15 base periods (2010–2025) of IESO hourly Ontario demand data combined from local ICI files and IESO public CSVs — approximately 130,000 hourly observations. Open-Meteo historical weather data for the Toronto region (hourly temperature, humidity, wind speed, solar radiation) covering the same period. Features are engineered from both sources: humidex, daily cooling degree hours, demand momentum (previous day's maximum), calendar features (day of week, month, holiday flags), and peak context variables (current threshold, peaks identified so far in the base period). The dataset exhibits extreme class imbalance — only 5 positive hours out of roughly 8,760 per base period.

Analytical Approach

The project uses a regression-first strategy: instead of treating peak detection as a classification problem (which suffers from 1750:1 class imbalance), an XGBoost regression model predicts daily maximum Ontario demand, and a threshold-based alert system converts predictions into actionable RED/YELLOW/GREEN risk levels. Feature engineering emphasizes domain knowledge — humidex captures the humidity-driven cooling load that raw temperature misses, cooling degree hours integrate thermal stress over the day, and demand momentum captures grid-level inertia. Model selection compares gradient boosting (XGBoost, LightGBM) against linear baselines and classification approaches, with SHAP analysis confirming feature importance aligns with engineering intuition. Walk-forward backtesting across 5+ base periods validates out-of-sample performance, and a confusion-matrix framework quantifies the asymmetric cost of missed peaks vs. false alarms. The operational design specifies a REST API architecture with daily automated predictions from live IESO feeds and weather forecasts.

Outcome

The XGBoost regression model consistently identifies 3–5 of 5 coincident peak hours across backtested base periods, with RED alert precision high enough to keep false alarm days manageable (typically 10–15 curtailment days per summer vs. 60+ for a naive temperature heuristic). For a 1.5 MW Class A facility, model-guided curtailment during predicted peaks reduces annual GA charges by an estimated $200,000–$350,000 depending on base period volatility and curtailment depth. The regression approach outperforms direct classification by naturally providing prediction intervals — enabling risk-tiered alerts rather than binary yes/no decisions. SHAP analysis confirms temperature-derived features dominate importance, followed by demand momentum and calendar variables. The walk-forward validation demonstrates that the model generalizes across base periods with different peak timing patterns, and the operational design supports annual retraining after each base period closes.
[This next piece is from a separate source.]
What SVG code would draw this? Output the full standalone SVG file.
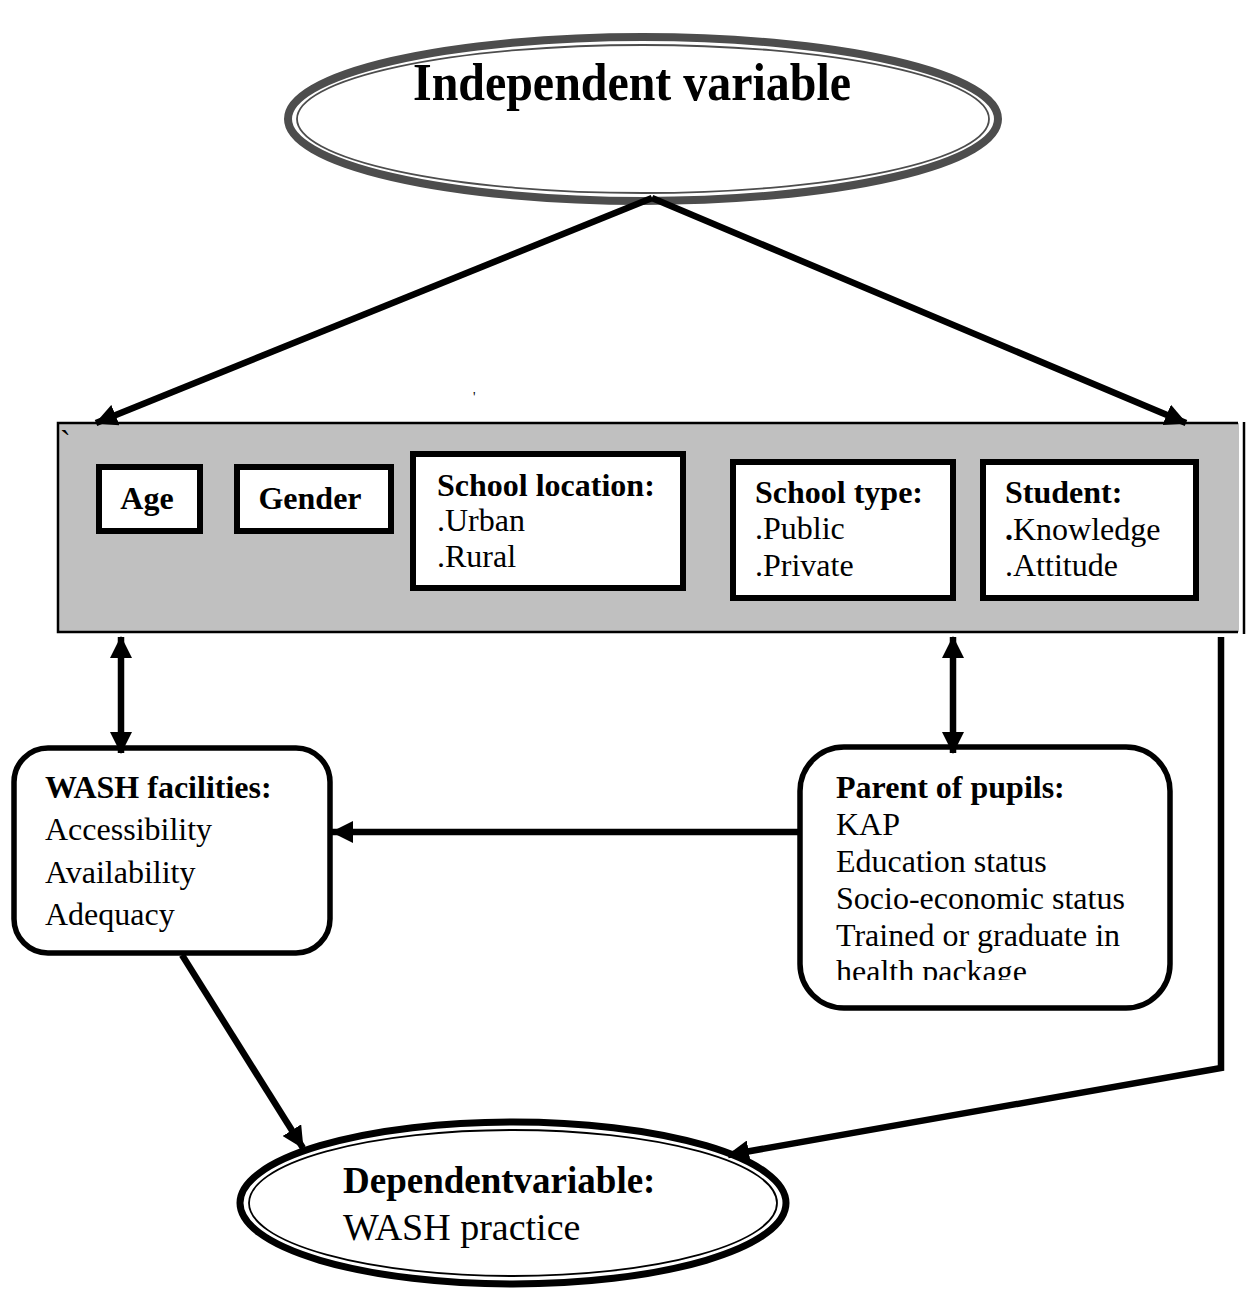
<svg xmlns="http://www.w3.org/2000/svg" width="1254" height="1291" viewBox="0 0 1254 1291">
<style>
text{font-family:"Liberation Serif","Times New Roman",serif;fill:#000}
.b{font-weight:bold}
.t{font-size:32px}
.box{fill:#fff;stroke:#000;stroke-width:6}
.rbox{fill:#fff;stroke:#000;stroke-width:5.5}
.conn{stroke:#000;stroke-width:6.5;fill:none}
</style>
<defs>
<marker id="ah" viewBox="0 0 22 22" refX="21" refY="11" markerWidth="22" markerHeight="22" markerUnits="userSpaceOnUse" orient="auto-start-reverse">
<path d="M0,0 L22,11 L0,22 z" fill="#000"/>
</marker>
<clipPath id="pclip"><rect x="800" y="745" width="372" height="235"/></clipPath>
</defs>
<rect width="1254" height="1291" fill="#fff"/>

<g id="independent">
<ellipse cx="643" cy="119" rx="355" ry="82" fill="#fff" stroke="#4d4d4d" stroke-width="8"/>
<ellipse cx="643" cy="119" rx="346" ry="74" fill="none" stroke="#4d4d4d" stroke-width="1.8"/>
<text x="413" y="100" class="b" font-size="52" textLength="438" lengthAdjust="spacingAndGlyphs">Independent variable</text>
</g>

<g id="factors">
<rect x="58" y="423" width="1181" height="209" fill="#c0c0c0"/>
<path d="M1238,423 H58 V632 H1238" fill="none" stroke="#000" stroke-width="2.5"/>
<line x1="1244" y1="422" x2="1244" y2="634" stroke="#000" stroke-width="2.5"/>
<text x="60" y="452" class="t">`</text>
</g>
<text x="473" y="402" font-size="14">'</text>

<g id="age">
<rect class="box" x="99" y="467" width="101" height="64"/>
<text x="147" y="509" text-anchor="middle" class="b t">Age</text>
</g>
<g id="gender">
<rect class="box" x="237" y="467" width="154" height="64"/>
<text x="310" y="509" text-anchor="middle" class="b t">Gender</text>
</g>
<g id="location">
<rect class="box" x="413" y="454" width="270" height="134"/>
<text x="437" y="496" class="b t">School location:</text>
<text x="437" y="531" class="t">.Urban</text>
<text x="437" y="567" class="t">.Rural</text>
</g>
<g id="schooltype">
<rect class="box" x="733" y="462" width="220" height="136"/>
<text x="755" y="503" class="b t">School type:</text>
<text x="755" y="539" class="t">.Public</text>
<text x="755" y="576" class="t">.Private</text>
</g>
<g id="student">
<rect class="box" x="983" y="462" width="213" height="136"/>
<text x="1005" y="503" class="b t">Student:</text>
<text x="1005" y="540" class="t"><tspan class="b">.</tspan>Knowledge</text>
<text x="1005" y="576" class="t">.Attitude</text>
</g>

<g id="wash">
<rect class="rbox" x="14" y="748" width="316" height="205" rx="34"/>
<text x="45" y="798" class="b t">WASH facilities:</text>
<text x="45" y="840" class="t">Accessibility</text>
<text x="45" y="883" class="t">Availability</text>
<text x="45" y="925" class="t">Adequacy</text>
</g>

<g id="parent">
<rect class="rbox" x="800" y="747" width="370" height="261" rx="44"/>
<text x="836" y="798" class="b t">Parent of pupils:</text>
<g clip-path="url(#pclip)">
<text x="836" y="835" class="t">KAP</text>
<text x="836" y="872" class="t">Education status</text>
<text x="836" y="909" class="t">Socio-economic status</text>
<text x="836" y="946" class="t">Trained or graduate in</text>
<text x="836" y="982" class="t">health package</text>
</g>
</g>

<g id="dependent">
<ellipse cx="513" cy="1203" rx="273" ry="81" fill="#fff" stroke="#000" stroke-width="7"/>
<ellipse cx="513" cy="1203" rx="264" ry="73" fill="none" stroke="#000" stroke-width="1.8"/>
<text x="343" y="1193" class="b" font-size="37">Dependentvariable:</text>
<text x="343" y="1240" font-size="38">WASH practice</text>
</g>

<g id="connectors">
<line class="conn" x1="652" y1="198" x2="96" y2="423" marker-end="url(#ah)"/>
<line class="conn" x1="652" y1="198" x2="1186" y2="423" marker-end="url(#ah)"/>
<line class="conn" x1="121" y1="637" x2="121" y2="753" marker-start="url(#ah)" marker-end="url(#ah)"/>
<line class="conn" x1="953" y1="637" x2="953" y2="753" marker-start="url(#ah)" marker-end="url(#ah)"/>
<line class="conn" x1="800" y1="832" x2="332" y2="832" marker-end="url(#ah)"/>
<line class="conn" x1="182" y1="955" x2="303" y2="1148" marker-end="url(#ah)"/>
<polyline class="conn" points="1221,637 1221,1068 728,1155" marker-end="url(#ah)"/>
</g>
</svg>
Ontario’s Global Adjustment mechanism allocates billions of dollars in electricity system costs based on a facility’s consumption during just 5 hours per year — the coincident peak hours. For Class A customers, the financial stakes of missing even one peak are enormous: a single missed hour can increase annual GA charges by 50,00050,000–100,000 for a mid-size industrial facility.
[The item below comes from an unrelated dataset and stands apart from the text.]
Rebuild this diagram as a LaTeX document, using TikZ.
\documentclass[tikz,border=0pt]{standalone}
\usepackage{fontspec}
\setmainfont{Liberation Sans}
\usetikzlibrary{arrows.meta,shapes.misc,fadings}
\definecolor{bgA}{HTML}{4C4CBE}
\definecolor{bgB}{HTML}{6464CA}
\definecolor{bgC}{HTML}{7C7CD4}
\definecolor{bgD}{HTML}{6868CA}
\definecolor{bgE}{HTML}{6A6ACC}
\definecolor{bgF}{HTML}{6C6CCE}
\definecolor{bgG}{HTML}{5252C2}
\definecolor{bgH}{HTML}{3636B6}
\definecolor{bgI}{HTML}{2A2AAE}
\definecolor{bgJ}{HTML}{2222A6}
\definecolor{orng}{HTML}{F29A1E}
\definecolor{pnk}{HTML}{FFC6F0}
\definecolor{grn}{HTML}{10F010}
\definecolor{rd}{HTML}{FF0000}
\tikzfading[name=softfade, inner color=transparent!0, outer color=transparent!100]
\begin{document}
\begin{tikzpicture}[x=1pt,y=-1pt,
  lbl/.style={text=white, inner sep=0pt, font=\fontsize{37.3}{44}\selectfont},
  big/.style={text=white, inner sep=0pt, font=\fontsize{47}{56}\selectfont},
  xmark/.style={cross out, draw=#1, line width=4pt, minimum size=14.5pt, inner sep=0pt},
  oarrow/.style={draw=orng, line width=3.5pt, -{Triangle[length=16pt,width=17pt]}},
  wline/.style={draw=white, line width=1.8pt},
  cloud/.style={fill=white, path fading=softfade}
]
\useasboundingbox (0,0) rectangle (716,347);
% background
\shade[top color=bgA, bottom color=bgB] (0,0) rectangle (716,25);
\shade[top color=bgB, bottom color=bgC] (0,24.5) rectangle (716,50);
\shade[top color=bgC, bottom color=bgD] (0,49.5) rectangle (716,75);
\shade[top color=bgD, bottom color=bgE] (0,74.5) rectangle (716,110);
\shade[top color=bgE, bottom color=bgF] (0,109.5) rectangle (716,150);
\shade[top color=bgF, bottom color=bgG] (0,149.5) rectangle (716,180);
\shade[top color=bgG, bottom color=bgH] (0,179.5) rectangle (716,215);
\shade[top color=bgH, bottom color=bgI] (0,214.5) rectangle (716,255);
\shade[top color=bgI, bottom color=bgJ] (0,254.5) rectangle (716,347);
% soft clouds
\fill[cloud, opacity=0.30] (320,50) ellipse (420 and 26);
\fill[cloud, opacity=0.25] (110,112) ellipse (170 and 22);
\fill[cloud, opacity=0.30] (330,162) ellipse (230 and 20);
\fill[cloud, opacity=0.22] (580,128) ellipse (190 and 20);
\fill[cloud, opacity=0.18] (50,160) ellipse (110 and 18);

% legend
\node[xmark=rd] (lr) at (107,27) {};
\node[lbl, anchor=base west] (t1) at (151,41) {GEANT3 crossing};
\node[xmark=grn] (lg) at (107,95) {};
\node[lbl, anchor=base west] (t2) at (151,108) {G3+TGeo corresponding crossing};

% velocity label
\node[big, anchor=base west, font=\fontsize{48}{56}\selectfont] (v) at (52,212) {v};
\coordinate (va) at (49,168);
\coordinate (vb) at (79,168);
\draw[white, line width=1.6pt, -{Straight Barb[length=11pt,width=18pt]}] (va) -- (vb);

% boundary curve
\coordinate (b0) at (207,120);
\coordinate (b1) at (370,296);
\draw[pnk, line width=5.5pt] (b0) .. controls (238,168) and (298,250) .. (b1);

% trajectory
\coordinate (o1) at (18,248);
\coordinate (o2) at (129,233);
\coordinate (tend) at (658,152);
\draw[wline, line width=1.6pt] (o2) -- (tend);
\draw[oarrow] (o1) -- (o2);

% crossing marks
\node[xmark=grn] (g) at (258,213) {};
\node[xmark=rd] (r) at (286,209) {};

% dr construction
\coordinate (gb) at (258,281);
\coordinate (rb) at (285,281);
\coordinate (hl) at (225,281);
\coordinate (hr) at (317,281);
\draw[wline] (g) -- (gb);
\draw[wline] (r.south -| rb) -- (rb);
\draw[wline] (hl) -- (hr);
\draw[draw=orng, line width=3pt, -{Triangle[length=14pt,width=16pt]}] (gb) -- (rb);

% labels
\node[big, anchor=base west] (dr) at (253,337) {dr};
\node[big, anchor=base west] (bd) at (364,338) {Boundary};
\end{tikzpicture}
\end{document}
This 5-notebook project builds a complete ML prediction system from raw IESO demand data through to operational deployment. The approach deliberately avoids treating peak detection as a classification problem — with only 5 positive examples per year, classifiers either miss peaks or generate unacceptable false alarm rates. Instead, a regression model predicts daily maximum demand, and domain-calibrated thresholds convert predictions into actionable curtailment signals. The walk-forward backtesting framework validates that the model generalizes across base periods with fundamentally different peak timing patterns, and the financial valuation demonstrates clear ROI for facilities in the 1–2 MW range.